As for the nonsense amongst our chattering classes about how Jairam Ramesh has given away the goods before arriving in Copenhagen, it is just that, nonsense and nonsense that is giving the game to the Americans and the Chinese, who are coming out smelling like roses, despite being the two polluters par excellence.

The Chinese have walked away with the PR debate. They are being lauded for the fact that they will cut the carbon intensity of their economy by 40% to 45%. Lost in all this nonsense is the fact that their emissions will rise from the current 5.5 MT per capita to some as yet unspecified number which I suspect will be around 8MT per person.

The current 5.5MT per capita is about what France emits per person, so the world is praising the Chinese for promising to pollute more than the French, who are signing up for a 20% to 30% reduction from their already low levels.

India, meanwhile appears to be signing up to a 20%+ reduction in carbon intensity, which means that its per capita levels will rise from about 2MT per person to between 3.5MT and 4MT per person. The calculation is simple: assume our GDP today is 100 and energy usage is X then in 2010 (at 9% growth – optimistic) our GDP will be 237 and energy use will be .75X*2.37; substitute the current estimate for per capita emissions of 2MT and you get about 3.5MT per person. This ignores population growth, fuel mix and so on but it is close enough for government work.

If one makes the simplistic assumption that all our power growth will be in electricity one has to realise that we will easily beat this goal, if only because the electricity supply will not increase 80% in 10 years, which is what the above calculation implies. It never has, no matter what the planners say and our useless electricity boards will not change their tardy habits in the next 5 years, which is when the die will be cast for what India will look like in 2020.

Instead of making the most of our inefficiency, India continues to make a fool of itself, with its own negotiators turning on the government in yet another instructive lesson on the dead weight of the bureaucracy. We must! we must! tie pollution to per capita numbers chant our 'experienced' negotiators. Take one look at their resumes and you see that they have been at this since Kyoto, in which they felt they got a great deal. They did, but a most unrealistic one. They will stick to their old position because it was such a triumph. They do not see it as empty even though the US, who along with China holds the key to reducing GHG's, walked away from Kyoto.

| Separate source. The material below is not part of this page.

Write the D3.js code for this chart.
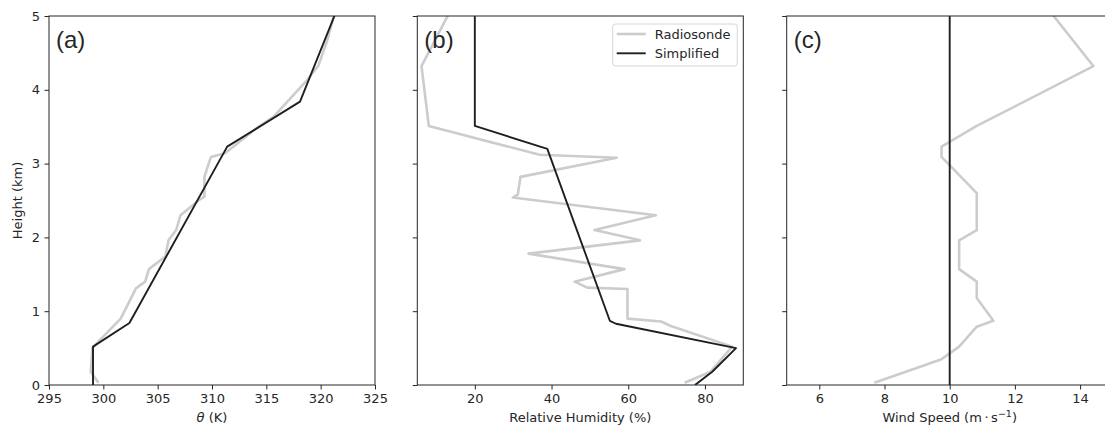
<!DOCTYPE html>
<html><head><meta charset="utf-8">
<script src="https://cdn.jsdelivr.net/npm/d3@7"></script>
<style>
html,body{margin:0;padding:0;background:#fff;overflow:hidden;}
text{font-family:"DejaVu Sans",sans-serif;fill:#262626;}
</style></head>
<body>
<svg id="chart" width="1120" height="426"></svg>
<script>
// ---------------- data ----------------
const heightTicks = [0,1,2,3,4,5];
const thetaTicks = [295,300,305,310,315,320,325];
const rhTicks = [20,40,60,80];
const windTicks = [6,8,10,12,14];

// (a) potential temperature
const thetaRadioH = [0.03,0.18,0.50,0.61,0.90,1.31,1.40,1.57,1.74,1.96,2.10,2.30,2.51,2.55,2.82,3.09,3.14,3.48,3.64,4.13,4.33,4.67,5.05];
const thetaRadio  = [299.55,298.84,299.0,299.7,301.6,303.0,303.85,304.2,305.7,306.0,306.7,307.1,308.85,309.3,309.3,309.9,311.2,314.1,315.7,318.75,319.8,320.6,321.3];
const thetaSimpH  = [0.0,0.52,0.84,3.23,3.84,5.05];
const thetaSimp   = [299.05,299.05,302.4,311.4,318.1,321.4];

// (b) relative humidity
const rhRadioH = [0.03,0.18,0.52,0.80,0.86,0.90,1.30,1.32,1.40,1.57,1.78,1.96,2.10,2.30,2.54,2.58,2.82,3.08,3.12,3.51,4.32,5.05];
const rhRadio  = [74.7,81.5,87.1,71.1,68.6,59.8,59.8,49.3,46.0,59.0,34.0,63.1,51.2,67.2,29.9,31.2,31.9,57.0,36.9,8.0,6.1,13.4];
const rhSimpH  = [0.0,0.18,0.50,0.83,0.87,3.20,3.51,5.05];
const rhSimp   = [77.4,81.9,88.1,56.8,55.2,38.9,20.0,20.0];

// (c) wind speed
const windRadioH = [0.03,0.35,0.52,0.79,0.87,1.18,1.40,1.57,1.96,2.10,2.60,3.09,3.23,3.51,4.32,5.05];
const windRadio  = [7.69,9.75,10.29,10.83,11.34,10.83,10.83,10.29,10.29,10.83,10.83,9.75,9.75,10.83,14.41,13.1];
const windSimpH  = [0.0,5.05];
const windSimp   = [10.0,10.0];

const seriesNames = ["Radiosonde","Simplified"];
const panelLabels = ["(a)","(b)","(c)"];

// ---------------- layout ----------------
const svg = d3.select("#chart");
const plotTop = 16, plotBottom = 385, pw = 326;
const lefts = [49, 417.3, 786.7];
const gray = "#cccccc", dark = "#1f1f1f";
const fs = "13px";

const y = d3.scaleLinear().domain([0,5]).range([plotBottom, plotTop]);

const panels = [
  {dom:[295,325], ticks:thetaTicks, radio:[thetaRadio,thetaRadioH], simp:[thetaSimp,thetaSimpH], label:"theta"},
  {dom:[5,90], ticks:rhTicks, radio:[rhRadio,rhRadioH], simp:[rhSimp,rhSimpH], label:"Relative Humidity (%)"},
  {dom:[5,15], ticks:windTicks, radio:[windRadio,windRadioH], simp:[windSimp,windSimpH], label:"wind"}
];

const defs = svg.append("defs");

panels.forEach((p,i)=>{
  const x0 = lefts[i];
  const x = d3.scaleLinear().domain(p.dom).range([x0, x0+pw]);
  const g = svg.append("g");

  defs.append("clipPath").attr("id","clip"+i)
    .append("rect").attr("x",x0).attr("y",plotTop).attr("width",pw).attr("height",plotBottom-plotTop);

  const line = d3.line().x(d=>x(d[0])).y(d=>y(d[1]));
  const radioPts = p.radio[0].map((v,k)=>[v,p.radio[1][k]]);
  const simpPts = p.simp[0].map((v,k)=>[v,p.simp[1][k]]);

  const lg = g.append("g").attr("clip-path","url(#clip"+i+")");
  lg.append("path").attr("d",line(radioPts)).attr("fill","none")
    .attr("stroke",gray).attr("stroke-width",2.6).attr("stroke-linejoin","round");
  lg.append("path").attr("d",line(simpPts)).attr("fill","none")
    .attr("stroke",dark).attr("stroke-width",1.9).attr("stroke-linejoin","round");

  // axes
  const xa = g.append("g").attr("transform",`translate(0,${plotBottom})`)
    .call(d3.axisBottom(x).tickValues(p.ticks).tickSize(4.5).tickPadding(4.5).tickFormat(d3.format("d")));
  const ya = g.append("g").attr("transform",`translate(${x0},0)`)
    .call(d3.axisLeft(y).tickValues(heightTicks).tickSize(4.5).tickPadding(4.5).tickFormat(i===0?d3.format("d"):""));
  [xa,ya].forEach(a=>{
    a.select(".domain").remove();
    a.selectAll("line").attr("stroke","#262626").attr("stroke-width",1);
    a.selectAll("text").style("font-size",fs).attr("fill","#262626");
  });

  // frame
  g.append("rect").attr("x",x0).attr("y",plotTop).attr("width",pw).attr("height",plotBottom-plotTop)
    .attr("fill","none").attr("stroke","#262626").attr("stroke-width",1);

  // panel label
  g.append("text").attr("x",x0+7).attr("y",plotTop+32)
    .style("font-family","'Liberation Sans',Arial,sans-serif").style("font-size","24px")
    .text(panelLabels[i]);

  // x axis label
  const cx = x0+pw/2;
  const t = g.append("text").attr("x",cx).attr("y",421.5).attr("text-anchor","middle").style("font-size",fs);
  if(p.label==="theta"){
    t.append("tspan").style("font-style","italic").text("θ");
    t.append("tspan").text(" (K)");
  } else if(p.label==="wind"){
    t.append("tspan").text("Wind Speed (m\u2009·\u2009s");
    t.append("tspan").attr("dy",-5).style("font-size","9.5px").text("−1");
    t.append("tspan").attr("dy",5).text(")");
  } else {
    t.text(p.label);
  }

  // legend
  if(i===1){
    const lx = 612.7, ly = 24;
    g.append("rect").attr("x",lx).attr("y",ly).attr("width",124.6).attr("height",42)
      .attr("rx",3).attr("fill","#fff").attr("fill-opacity",0.8).attr("stroke","#d6d6d6").attr("stroke-width",1);
    [[gray,2.6],[dark,1.9]].forEach((s,k)=>{
      const yy = ly+10+k*19.3;
      g.append("line").attr("x1",lx+4).attr("x2",lx+33).attr("y1",yy).attr("y2",yy)
        .attr("stroke",s[0]).attr("stroke-width",s[1]);
      g.append("text").attr("x",lx+42).attr("y",yy+4.5).style("font-size",fs).text(seriesNames[k]);
    });
  }
});

// y axis label
svg.append("text").attr("transform",`translate(22,${(plotTop+plotBottom)/2}) rotate(-90)`)
  .attr("text-anchor","middle").style("font-size",fs).text("Height (km)");
</script>
</body></html>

Both China and India also have another dodge at hand; the measurement is to be in GDP per capita in purchasing power parity terms while carbon is carbon, in this case immutable. If the exchange rate rises we will automatically make the grade because we will be using less carbon per unit of GDP. Tra la lala la.

Therefore, the goals to 2020 are a joke for both India and for China but they are real for the US in particular because of entrenched habits and the energy industry, and for many parts of Europe that are already very efficient.

The key to our future lies in using the 10 year free ride that Mr. Ramesh appears to be negotiating to get ourselves into a position where we can make a real dent in emissions beginning in 2020. Because that is the tough stuff; that is when we will be staring down the barrel of a gun like the US and Europe are doing now.

And that is the reason they are buying this eyewash from us, and even more from China. Our agreeing allows them, especially the Americans, political room to try. And, if they can do it we can follow along and copy from them. We may have to pay a bit for the privilege, but we pay for German cars and Swiss machines today based on what they do for us. We will pay then because we will know the stuff will work, we will be richer, we will know the cost benefit, so we will be able to finance the next step.

Should we do it for us? I look outside my window and see the pall of pollution that requires daytime foghorn use by ships in the harbour in a tropical country.